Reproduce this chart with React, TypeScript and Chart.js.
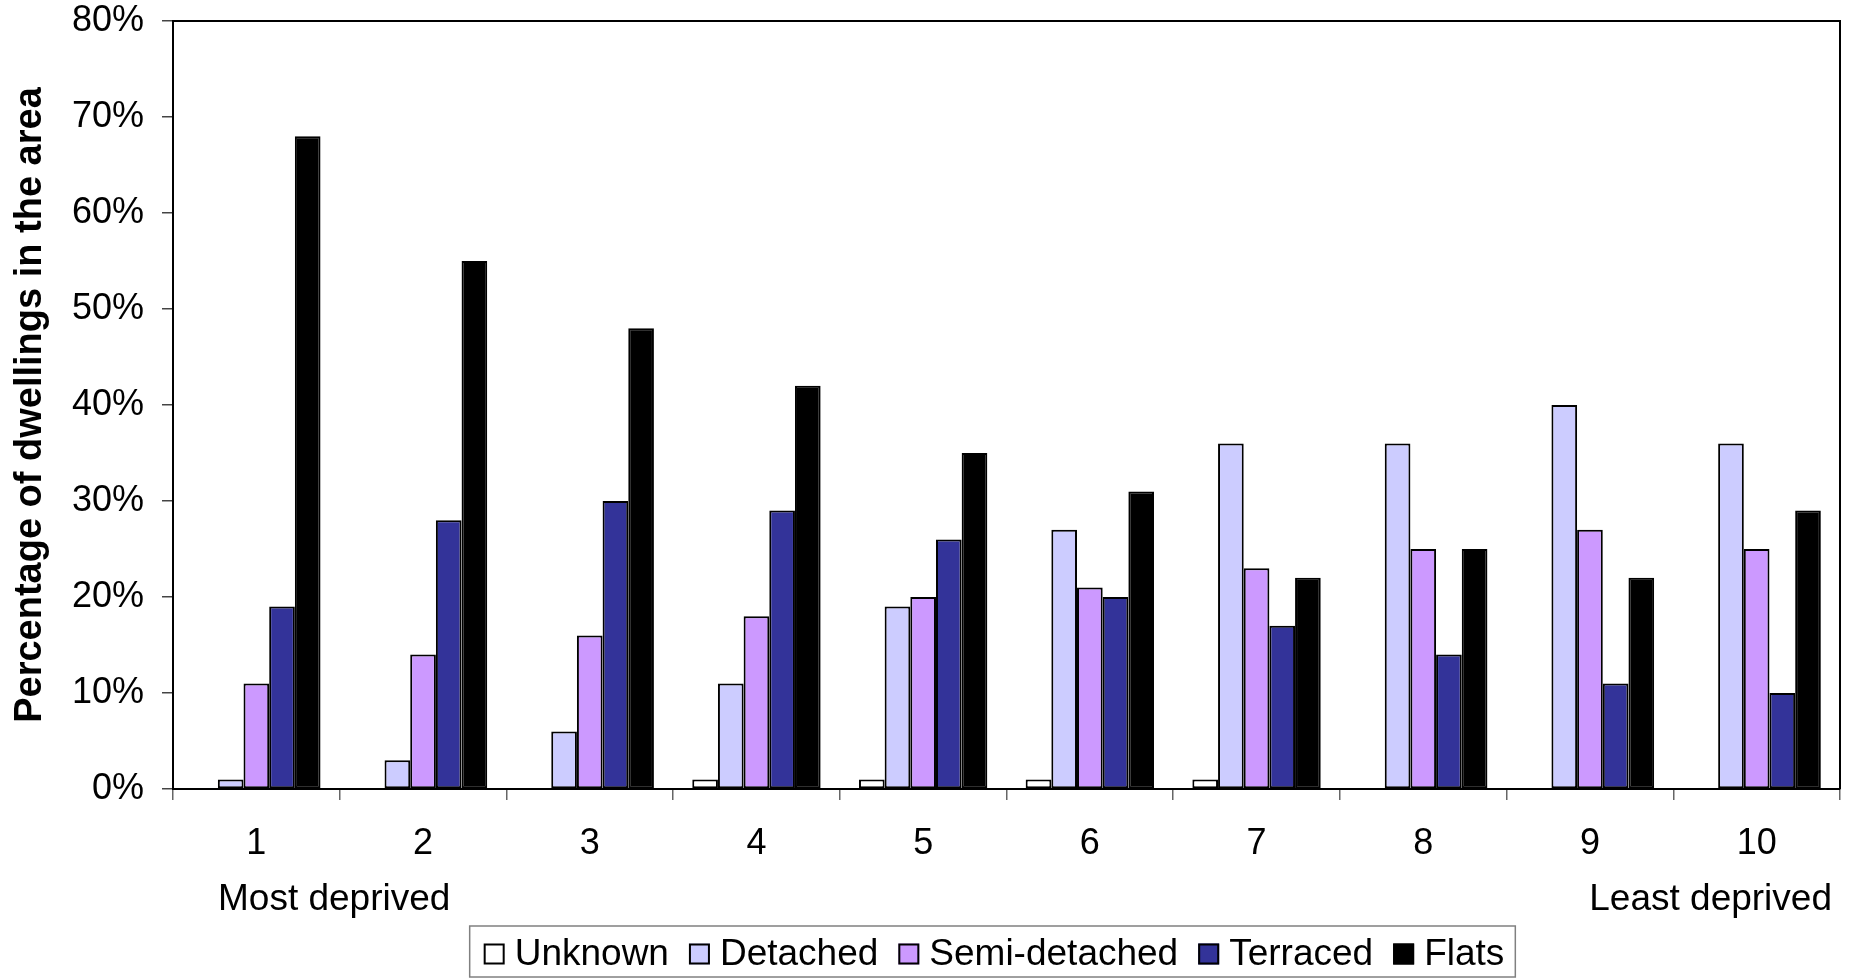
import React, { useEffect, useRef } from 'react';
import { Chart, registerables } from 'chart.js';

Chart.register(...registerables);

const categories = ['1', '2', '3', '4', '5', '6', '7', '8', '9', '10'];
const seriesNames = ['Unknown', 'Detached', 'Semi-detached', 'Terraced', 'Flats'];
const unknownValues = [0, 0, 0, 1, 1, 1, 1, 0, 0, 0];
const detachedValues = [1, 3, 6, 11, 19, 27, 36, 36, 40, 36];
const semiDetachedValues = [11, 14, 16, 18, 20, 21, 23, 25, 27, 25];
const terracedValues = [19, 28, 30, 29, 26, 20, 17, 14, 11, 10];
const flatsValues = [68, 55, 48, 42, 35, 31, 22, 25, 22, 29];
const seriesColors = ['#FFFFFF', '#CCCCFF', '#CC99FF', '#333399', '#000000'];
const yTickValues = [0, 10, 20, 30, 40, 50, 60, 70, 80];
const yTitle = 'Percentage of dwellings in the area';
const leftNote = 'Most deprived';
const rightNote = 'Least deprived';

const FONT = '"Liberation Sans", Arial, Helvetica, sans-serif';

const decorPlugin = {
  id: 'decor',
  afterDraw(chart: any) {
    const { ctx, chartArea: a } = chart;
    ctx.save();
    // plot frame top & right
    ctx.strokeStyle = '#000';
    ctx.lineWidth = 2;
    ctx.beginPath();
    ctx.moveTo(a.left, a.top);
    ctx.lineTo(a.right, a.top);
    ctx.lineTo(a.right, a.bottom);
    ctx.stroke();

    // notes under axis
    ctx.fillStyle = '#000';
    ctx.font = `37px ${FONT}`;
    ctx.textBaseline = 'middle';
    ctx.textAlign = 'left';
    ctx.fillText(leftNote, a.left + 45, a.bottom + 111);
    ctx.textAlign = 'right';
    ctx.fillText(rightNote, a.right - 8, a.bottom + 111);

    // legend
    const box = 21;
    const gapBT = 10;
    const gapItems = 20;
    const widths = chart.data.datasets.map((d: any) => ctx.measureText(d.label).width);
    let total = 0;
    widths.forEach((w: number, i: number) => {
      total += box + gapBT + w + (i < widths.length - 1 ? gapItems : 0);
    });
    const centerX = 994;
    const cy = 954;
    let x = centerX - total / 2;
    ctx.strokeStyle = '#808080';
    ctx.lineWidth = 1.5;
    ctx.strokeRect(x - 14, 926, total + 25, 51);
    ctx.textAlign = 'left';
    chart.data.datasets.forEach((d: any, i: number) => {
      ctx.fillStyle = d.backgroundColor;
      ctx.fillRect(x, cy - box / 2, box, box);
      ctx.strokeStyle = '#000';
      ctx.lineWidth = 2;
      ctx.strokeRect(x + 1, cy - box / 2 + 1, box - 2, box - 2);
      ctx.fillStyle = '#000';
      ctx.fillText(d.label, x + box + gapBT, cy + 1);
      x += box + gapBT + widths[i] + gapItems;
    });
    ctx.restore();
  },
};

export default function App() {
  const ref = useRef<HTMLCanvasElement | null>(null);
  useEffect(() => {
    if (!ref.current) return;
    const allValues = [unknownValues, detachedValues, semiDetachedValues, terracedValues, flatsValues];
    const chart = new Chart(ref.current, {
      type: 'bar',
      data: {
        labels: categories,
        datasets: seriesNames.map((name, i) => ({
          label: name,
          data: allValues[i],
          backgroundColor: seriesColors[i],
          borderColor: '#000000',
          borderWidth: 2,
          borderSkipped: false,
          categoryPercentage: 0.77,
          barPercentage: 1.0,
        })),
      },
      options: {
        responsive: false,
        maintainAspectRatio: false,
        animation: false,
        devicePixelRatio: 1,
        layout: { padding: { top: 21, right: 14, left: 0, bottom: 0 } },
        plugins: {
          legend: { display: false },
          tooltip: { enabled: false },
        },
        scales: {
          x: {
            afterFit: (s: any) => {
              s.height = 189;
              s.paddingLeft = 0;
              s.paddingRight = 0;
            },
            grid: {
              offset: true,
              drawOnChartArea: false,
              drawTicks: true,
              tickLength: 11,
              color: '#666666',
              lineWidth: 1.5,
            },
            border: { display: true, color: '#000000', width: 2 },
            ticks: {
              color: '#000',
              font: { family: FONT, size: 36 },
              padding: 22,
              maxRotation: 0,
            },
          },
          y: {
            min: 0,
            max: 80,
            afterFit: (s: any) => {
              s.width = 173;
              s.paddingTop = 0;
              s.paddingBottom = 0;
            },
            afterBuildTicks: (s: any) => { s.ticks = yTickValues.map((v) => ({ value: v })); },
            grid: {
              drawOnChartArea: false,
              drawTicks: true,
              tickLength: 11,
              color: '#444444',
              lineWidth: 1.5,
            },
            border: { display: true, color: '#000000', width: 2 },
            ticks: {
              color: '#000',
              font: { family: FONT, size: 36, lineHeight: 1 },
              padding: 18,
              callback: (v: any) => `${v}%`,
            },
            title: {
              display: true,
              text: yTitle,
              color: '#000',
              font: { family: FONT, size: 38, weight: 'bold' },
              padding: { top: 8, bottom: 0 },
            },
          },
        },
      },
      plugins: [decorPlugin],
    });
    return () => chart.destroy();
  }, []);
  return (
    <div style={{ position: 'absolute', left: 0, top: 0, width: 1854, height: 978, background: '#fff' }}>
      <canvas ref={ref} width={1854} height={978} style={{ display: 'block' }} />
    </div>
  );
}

§ GIVEN EXERCISE
Your copy of the data above should match it exactly, except that pictures are left out.

§ EXPECTED ANSWER
Reproduce this chart with React, TypeScript and Chart.js.
import React, { useEffect, useRef } from 'react';
import { Chart, registerables } from 'chart.js';

Chart.register(...registerables);

const categories = ['1', '2', '3', '4', '5', '6', '7', '8', '9', '10'];
const seriesNames = ['Unknown', 'Detached', 'Semi-detached', 'Terraced', 'Flats'];
const unknownValues = [0, 0, 0, 1, 1, 1, 1, 0, 0, 0];
const detachedValues = [1, 3, 6, 11, 19, 27, 36, 36, 40, 36];
const semiDetachedValues = [11, 14, 16, 18, 20, 21, 23, 25, 27, 25];
const terracedValues = [19, 28, 30, 29, 26, 20, 17, 14, 11, 10];
const flatsValues = [68, 55, 48, 42, 35, 31, 22, 25, 22, 29];
const seriesColors = ['#FFFFFF', '#CCCCFF', '#CC99FF', '#333399', '#000000'];
const yTickValues = [0, 10, 20, 30, 40, 50, 60, 70, 80];
const yTitle = 'Percentage of dwellings in the area';
const leftNote = 'Most deprived';
const rightNote = 'Least deprived';

const FONT = '"Liberation Sans", Arial, Helvetica, sans-serif';

const decorPlugin = {
  id: 'decor',
  afterDraw(chart: any) {
    const { ctx, chartArea: a } = chart;
    ctx.save();
    // plot frame top & right
    ctx.strokeStyle = '#000';
    ctx.lineWidth = 2;
    ctx.beginPath();
    ctx.moveTo(a.left, a.top);
    ctx.lineTo(a.right, a.top);
    ctx.lineTo(a.right, a.bottom);
    ctx.stroke();

    // notes under axis
    ctx.fillStyle = '#000';
    ctx.font = `37px ${FONT}`;
    ctx.textBaseline = 'middle';
    ctx.textAlign = 'left';
    ctx.fillText(leftNote, a.left + 45, a.bottom + 111);
    ctx.textAlign = 'right';
    ctx.fillText(rightNote, a.right - 8, a.bottom + 111);

    // legend
    const box = 21;
    const gapBT = 10;
    const gapItems = 20;
    const widths = chart.data.datasets.map((d: any) => ctx.measureText(d.label).width);
    let total = 0;
    widths.forEach((w: number, i: number) => {
      total += box + gapBT + w + (i < widths.length - 1 ? gapItems : 0);
    });
    const centerX = 994;
    const cy = 954;
    let x = centerX - total / 2;
    ctx.strokeStyle = '#808080';
    ctx.lineWidth = 1.5;
    ctx.strokeRect(x - 14, 926, total + 25, 51);
    ctx.textAlign = 'left';
    chart.data.datasets.forEach((d: any, i: number) => {
      ctx.fillStyle = d.backgroundColor;
      ctx.fillRect(x, cy - box / 2, box, box);
      ctx.strokeStyle = '#000';
      ctx.lineWidth = 2;
      ctx.strokeRect(x + 1, cy - box / 2 + 1, box - 2, box - 2);
      ctx.fillStyle = '#000';
      ctx.fillText(d.label, x + box + gapBT, cy + 1);
      x += box + gapBT + widths[i] + gapItems;
    });
    ctx.restore();
  },
};

export default function App() {
  const ref = useRef<HTMLCanvasElement | null>(null);
  useEffect(() => {
    if (!ref.current) return;
    const allValues = [unknownValues, detachedValues, semiDetachedValues, terracedValues, flatsValues];
    const chart = new Chart(ref.current, {
      type: 'bar',
      data: {
        labels: categories,
        datasets: seriesNames.map((name, i) => ({
          label: name,
          data: allValues[i],
          backgroundColor: seriesColors[i],
          borderColor: '#000000',
          borderWidth: 2,
          borderSkipped: false,
          categoryPercentage: 0.77,
          barPercentage: 1.0,
        })),
      },
      options: {
        responsive: false,
        maintainAspectRatio: false,
        animation: false,
        devicePixelRatio: 1,
        layout: { padding: { top: 21, right: 14, left: 0, bottom: 0 } },
        plugins: {
          legend: { display: false },
          tooltip: { enabled: false },
        },
        scales: {
          x: {
            afterFit: (s: any) => {
              s.height = 189;
              s.paddingLeft = 0;
              s.paddingRight = 0;
            },
            grid: {
              offset: true,
              drawOnChartArea: false,
              drawTicks: true,
              tickLength: 11,
              color: '#666666',
              lineWidth: 1.5,
            },
            border: { display: true, color: '#000000', width: 2 },
            ticks: {
              color: '#000',
              font: { family: FONT, size: 36 },
              padding: 22,
              maxRotation: 0,
            },
          },
          y: {
            min: 0,
            max: 80,
            afterFit: (s: any) => {
              s.width = 173;
              s.paddingTop = 0;
              s.paddingBottom = 0;
            },
            afterBuildTicks: (s: any) => { s.ticks = yTickValues.map((v) => ({ value: v })); },
            grid: {
              drawOnChartArea: false,
              drawTicks: true,
              tickLength: 11,
              color: '#444444',
              lineWidth: 1.5,
            },
            border: { display: true, color: '#000000', width: 2 },
            ticks: {
              color: '#000',
              font: { family: FONT, size: 36, lineHeight: 1 },
              padding: 18,
              callback: (v: any) => `${v}%`,
            },
            title: {
              display: true,
              text: yTitle,
              color: '#000',
              font: { family: FONT, size: 38, weight: 'bold' },
              padding: { top: 8, bottom: 0 },
            },
          },
        },
      },
      plugins: [decorPlugin],
    });
    return () => chart.destroy();
  }, []);
  return (
    <div style={{ position: 'absolute', left: 0, top: 0, width: 1854, height: 978, background: '#fff' }}>
      <canvas ref={ref} width={1854} height={978} style={{ display: 'block' }} />
    </div>
  );
}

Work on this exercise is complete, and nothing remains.